The naming aside, the Y also updated their logo. Interestingly enough, their new logo actually has YMCA in it (as well as a tacked on 'the') where the old logo was just a Y, which is partly how it got its nickname. So now that YMCA is no longer the official name, it's suddenly important enough to include in the logo? It's a little odd, don't you think?
Parts of the new logo are okay. Parts of it are not. As Brand New stated in their review,
The evolution is clear: From a hard-angled, tough-looking logo to a round-edged, soft-looking logo that plays well with the rest of the identities of the twenty-first century in pretty much all capacities. It is bubblier, it is lowercase, it has gradients, and it comes in various flavors. Unfortunately, all of the changes feel a tad gratuitous in the final execution.In other words, it has a genericized early 21st century look to it. Notice the soft pillow gradients that were rather needlessly applied? They complement the rounded corners so well. (gag) Nothing against rounded corners, but that combo appears in 90% of all web icons and is far too generic and over-used to actually be used in a logo. Yuck. I do like the logo better when it's presented in one color. Then it just a modification of the shape, which works much better I think.

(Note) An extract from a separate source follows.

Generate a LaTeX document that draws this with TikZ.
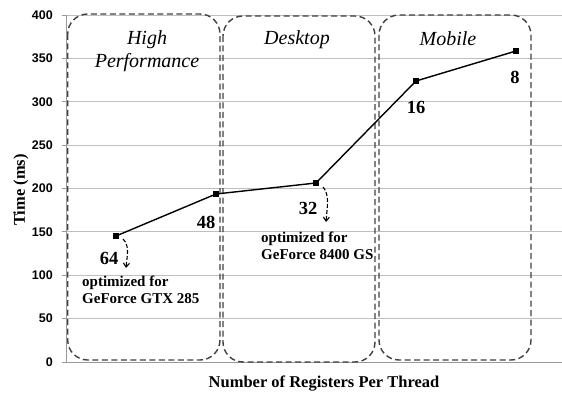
\documentclass[tikz,border=0pt]{standalone}
\usepackage{fontspec}
\setmainfont{Liberation Serif}
\newfontfamily\ticksfont{Liberation Sans}
\usetikzlibrary{arrows.meta}
\begin{document}
\begin{tikzpicture}[x=1pt,y=-1pt,
  gridline/.style={draw=black!25, line width=0.8pt},
  axisline/.style={draw=black!40, line width=0.8pt},
  region/.style={draw=black!75, line width=1.4pt, dash pattern=on 6pt off 3.5pt, rounded corners=20pt},
  ticklbl/.style={anchor=east, inner sep=0pt, font=\ticksfont\bfseries\fontsize{12.5}{12.5}\selectfont},
  datalbl/.style={inner sep=0pt, font=\bfseries\fontsize{18.5}{18.5}\selectfont},
  mk/.style={fill=black, minimum size=6pt, inner sep=0pt, draw=none},
  series/.style={draw=black, line width=1.4pt},
  regionlbl/.style={align=center, inner sep=0pt, font=\itshape\fontsize{20}{23}\selectfont},
  note/.style={align=left, anchor=north west, inner sep=0pt, font=\bfseries\fontsize{15}{17}\selectfont},
  darr/.style={draw=black, line width=1.1pt, dash pattern=on 4pt off 2pt, -{Straight Barb[length=4pt,width=6pt]}},
  axtitle/.style={inner sep=0pt, font=\bfseries\fontsize{16.5}{16.5}\selectfont}
]
\useasboundingbox (0,0) rectangle (562,393);
% gridlines and ticks
\foreach \v in {50,100,...,400}{
  \draw[gridline] (66.7,{362-\v*0.8675}) -- (562,{362-\v*0.8675});
}
\foreach \v in {0,50,...,400}{
  \draw[axisline] (62,{362-\v*0.8675}) -- (66.7,{362-\v*0.8675});
  \node[ticklbl] at (53,{362-\v*0.8675}) {\v};
}
\draw[axisline] (66.7,15) -- (66.7,362);
\draw[axisline] (66.7,362) -- (562,362);
% regions
\draw[region] (67.7,14) rectangle (220,360);
\draw[region] (223,16) rectangle (375,362);
\draw[region] (379,15) rectangle (531,360);
\node[regionlbl] (rhp) at (147,51) {High\\Performance};
\node[regionlbl] (rdt) at (297,40) {Desktop};
\node[regionlbl] (rmb) at (448,39) {Mobile};
% series
\node[mk] (p64) at (116,236) {};
\node[mk] (p48) at (216,194) {};
\node[mk] (p32) at (316,183) {};
\node[mk] (p16) at (416,81) {};
\node[mk] (p8) at (516,51) {};
\draw[series] (p64.center) -- (p48.center) -- (p32.center) -- (p16.center) -- (p8.center);
\node[datalbl] (l64) at (109,258) {64};
\node[datalbl] (l48) at (206,222) {48};
\node[datalbl] (l32) at (308,208) {32};
\node[datalbl] (l16) at (416,107) {16};
\node[datalbl] (l8) at (515,77) {8};
% notes
\node[note] (n1) at (82,276) {optimized for\\GeForce GTX 285};
\node[note] (n2) at (261,232) {optimized for\\GeForce 8400 GS};
\coordinate (a1s) at (123,239);
\coordinate (a1e) at (126,268);
\coordinate (a2s) at (323,187);
\coordinate (a2e) at (326,222);
\draw[darr] (a1s) .. controls (130,246) and (127,256) .. (a1e);
\draw[darr] (a2s) .. controls (330,195) and (327,208) .. (a2e);
% axis titles
\node[axtitle, rotate=90] (yt) at (21,190) {Time (ms)};
\node[axtitle] (xt) at (324,384) {Number of Registers Per Thread};
\end{tikzpicture}
\end{document}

Even without the cliche pillow gradients, the color choices are very questionable. We have lots of options. It kind of reminds me of the 2012 London Olympics logo in that way—although the designers of this logo clearly didn't remember all the bad press the London logo got for it's 80's neon color schemes. They may vary, but they're all pretty bright, and very trendy, colors. Not the best idea for long term branding. I suppose they're trying to make the logo young and hip, but 5-10 years from now those colors will be anything but hip. The 2012 logo can kind of get away with it simply because it's meant to be trendy to the times and after the Olympics it'll be outdated anyway—a keepsake to the time and place of the event. But that's not the the same for a brand, so the trendiness reflects poor long term judgment. Especially for a brand that's been as iconic as the original Y logo. Yes, it needed some updating—it screamed retro 60's, but still, those new colors are quite the leap.